Regardless of the fit this is far more useful than the former. This is rule # 1 in framing an analytic project: Frame the Problem with Action-ability in Mind.

BAD FRAMING ANECDOTE 2

A telecomm client had a churn problem. They were losing nearly 25% of their subscribers every year. They had done several analytic exercises but was not able to produce a list of potential 60-day attrition more accurate than 34%. That is, they could produce a list of subscribers most likely to churn but only 34% actually did. That accuracy is not enough to develop a marketing campaign to stop /slow down churn. They framed the question as a probability to churn model using logistic regression.

On thinking about the problem, it seemed the question was not “Who is likely to churn?” but “What causes churn and can marketing do something about it?” That is, frame the question from the customer’s point of view.
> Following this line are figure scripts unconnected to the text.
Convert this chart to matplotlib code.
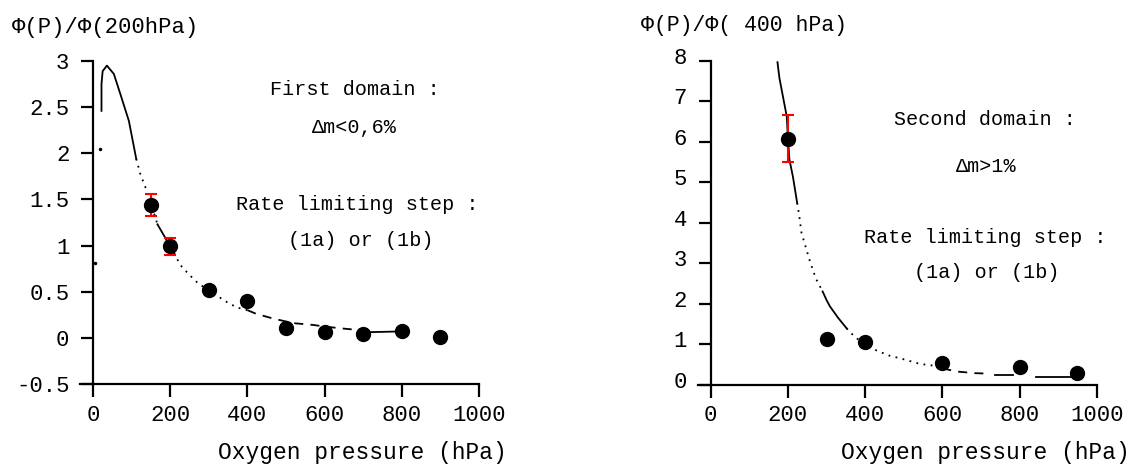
import numpy as np
from matplotlib import pyplot as plt
import matplotlib.transforms as mtransforms

plt.rcParams['font.family'] = ['Liberation Mono', 'DejaVu Sans']

# ---- left panel : first domain ----
p_left = [150, 200, 300, 400, 500, 600, 700, 800, 900]
phi_left = [1.44, 0.99, 0.52, 0.40, 0.11, 0.065, 0.045, 0.07, 0.01]
err_left = [0.12, 0.09, 0, 0, 0, 0, 0, 0, 0]

# fitted curve, split in pieces by line style
fit_left = [
  ([22, 22, 25, 36, 54, 71, 93, 112], [2.46, 2.75, 2.89, 2.95, 2.86, 2.64, 2.35, 1.94], '-'),
  ([112, 123, 136, 150, 167], [1.94, 1.77, 1.63, 1.46, 1.23], ':'),
  ([167, 185, 200, 210], [1.23, 1.10, 0.99, 0.92], '-'),
  ([210, 226, 248, 270, 297, 320, 346, 372, 400], [0.92, 0.79, 0.69, 0.60, 0.52, 0.46, 0.39, 0.33, 0.30], ':'),
  ([400, 423, 466, 518, 570, 605, 650, 700], [0.30, 0.26, 0.21, 0.16, 0.14, 0.12, 0.10, 0.08], '--'),
  ([700, 800], [0.06, 0.07], '-'),
]
stray_left_x = [5, 17]
stray_left_y = [0.81, 2.05]

# ---- right panel : second domain ----
p_right = [200, 300, 400, 600, 800, 950]
phi_right = [6.08, 1.12, 1.06, 0.52, 0.44, 0.29]
err_right = [0.58, 0, 0, 0, 0, 0]

fit_right = [
  ([173, 178, 188, 197, 200, 204, 213, 224], [7.97, 7.58, 7.08, 6.63, 6.10, 5.56, 5.14, 4.49], '-'),
  ([224, 229, 235, 256, 272, 290], [4.49, 4.20, 3.76, 3.08, 2.63, 2.30], ':'),
  ([290, 300, 309, 330, 352], [2.30, 2.09, 1.93, 1.65, 1.39], '-'),
  ([352, 374, 400, 430, 464, 490, 542, 590], [1.39, 1.17, 1.00, 0.84, 0.71, 0.65, 0.51, 0.45], ':'),
  ([600, 638, 685, 719], [0.40, 0.32, 0.28, 0.27], '--'),
  ([737, 784], [0.24, 0.24], '-'),
  ([844, 939], [0.18, 0.18], '-'),
]

yticks_left = [-0.5, 0, 0.5, 1, 1.5, 2, 2.5, 3]
yticks_right = [0, 1, 2, 3, 4, 5, 6, 7, 8]
xticks = [0, 200, 400, 600, 800, 1000]

styles = {'-': '-', ':': (0, (1, 3)), '--': (0, (5, 4))}


def setupAxis(ax, yticks, ylim):
  ax.set_xlim(0, 1000)
  ax.set_ylim(*ylim)
  for s in ['top', 'right']:
    ax.spines[s].set_visible(False)
  for s in ['left', 'bottom']:
    ax.spines[s].set_linewidth(1.6)
  ax.spines['bottom'].set_bounds(-34, 1000)
  ax.set_xticks(xticks)
  ax.set_yticks(yticks)
  ax.set_yticklabels(['%g' % t for t in yticks])
  ax.tick_params(direction='out', length=9, width=1.6, labelsize=16)
  ax.tick_params(axis='x', pad=6)
  ax.tick_params(axis='y', pad=8)
  ax.patch.set_visible(False)


def drawPanel(ax, p, phi, err, fit):
  for xs, ys, st in fit:
    ax.plot(xs, ys, linestyle=styles[st], color='k', lw=1.3, clip_on=False)
  for x, y, e in zip(p, phi, err):
    if e > 0:
      ax.errorbar(x, y, yerr=e, fmt='none', ecolor='red', elinewidth=1.5, capsize=4, capthick=1.5)
  ax.plot(p, phi, 'o', color='k', markersize=10, clip_on=False, zorder=5)


fig = plt.figure(figsize=(11.34, 4.68), dpi=100)
axL = fig.add_axes([93/1134, 1-384/468, 386/1134, 323/468])
axR = fig.add_axes([710.7/1134, 1-384.5/468, 386/1134, 323.5/468])

setupAxis(axL, yticks_left, (-0.5, 3))
setupAxis(axR, yticks_right, (0, 8))

drawPanel(axL, p_left, phi_left, err_left, fit_left)
axL.plot(stray_left_x, stray_left_y, 'o', color='k', markersize=1.5, clip_on=False)
drawPanel(axR, p_right, phi_right, err_right, fit_right)

# right y tick labels sit a bit above their ticks
off = mtransforms.ScaledTranslation(0, 0.05, fig.dpi_scale_trans)
for lab in axR.get_yticklabels():
  lab.set_transform(lab.get_transform() + off)

txt = dict(ha='center', va='center', fontsize=14.5)
axL.text(0.679, 0.913, 'First domain :', transform=axL.transAxes, **txt)
axL.text(0.676, 0.793, 'Δm<0,6%', transform=axL.transAxes, **txt)
axL.text(0.684, 0.557, 'Rate limiting step :', transform=axL.transAxes, **txt)
axL.text(0.694, 0.443, '(1a) or (1b)', transform=axL.transAxes, **txt)

axR.text(0.710, 0.818, 'Second domain :', transform=axR.transAxes, **txt)
axR.text(0.714, 0.675, 'Δm>1%', transform=axR.transAxes, **txt)
axR.text(0.710, 0.453, 'Rate limiting step :', transform=axR.transAxes, **txt)
axR.text(0.714, 0.345, '(1a) or (1b)', transform=axR.transAxes, **txt)

fig.text(12/1134, 1-28/468, 'Φ(P)/Φ(200hPa)', ha='left', va='center', fontsize=16)
fig.text(641/1134, 1-25/468, 'Φ(P)/Φ( 400 hPa)', ha='left', va='center', fontsize=15.5)
fig.text(507/1134, 1-452/468, 'Oxygen pressure (hPa)', ha='right', va='center', fontsize=16.5)
fig.text(1130/1134, 1-452/468, 'Oxygen pressure (hPa)', ha='right', va='center', fontsize=16.5)

fig.savefig('out.png', dpi=100)
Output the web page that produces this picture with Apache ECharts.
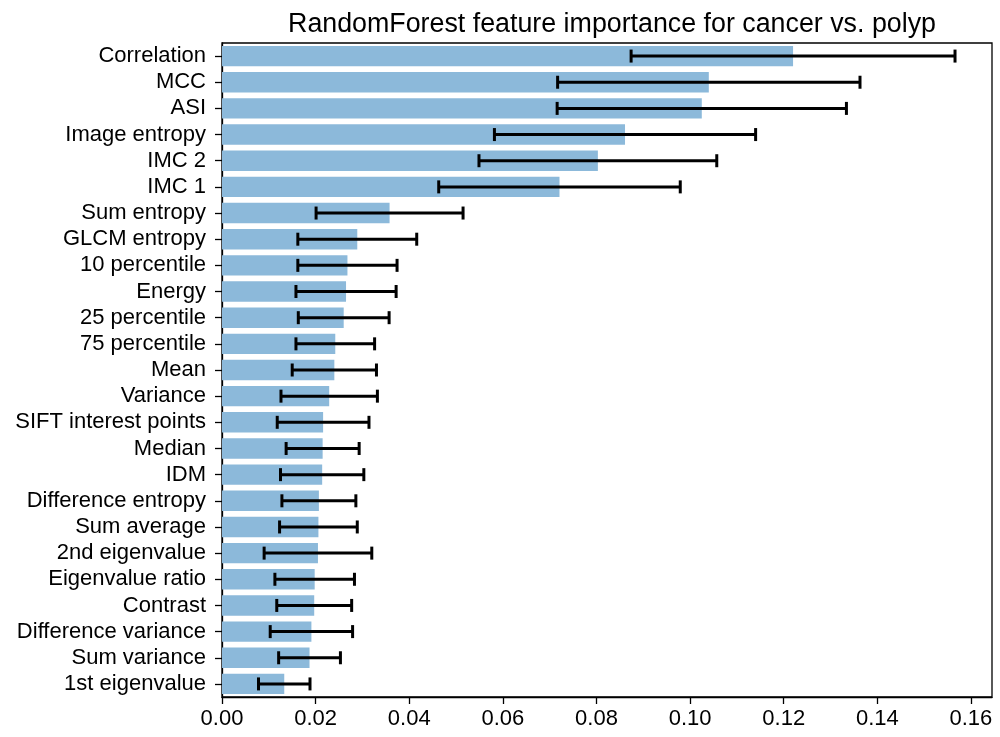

The job of analytics is always to quantify causality.

So a strategy brainstorm session yielded several causes of churn: high bills, using a lot of data/minutes/texts that contribute to high bills, dropped calls, no relationship with the firm, etc. This yielded a segmentation based on CAUSES of churn. There was one or more segments that were sensitive to each of the four hypothesized causes.

Then a churn model using survival analysis was developed for EACH segment. (My book Marketing Analytics shows the details of developing such a model). Because each segment was distinct based on causes to churn, the independent variables were different for each. To that segment that was sensitive to high bills a promotional offer could be designed to give them a discount. To that segment sensitive to dropped calls whenever a dropped call occurred an apology letter could be created and an offer issued.

This approach generated a list of likely churners that was nearly 80% accurate! The firm had a way to target and action-ability against each target to stop / slow down churn.

This is rule # 2 in framing an analytic project: Frame the Problem from the customer’s POV.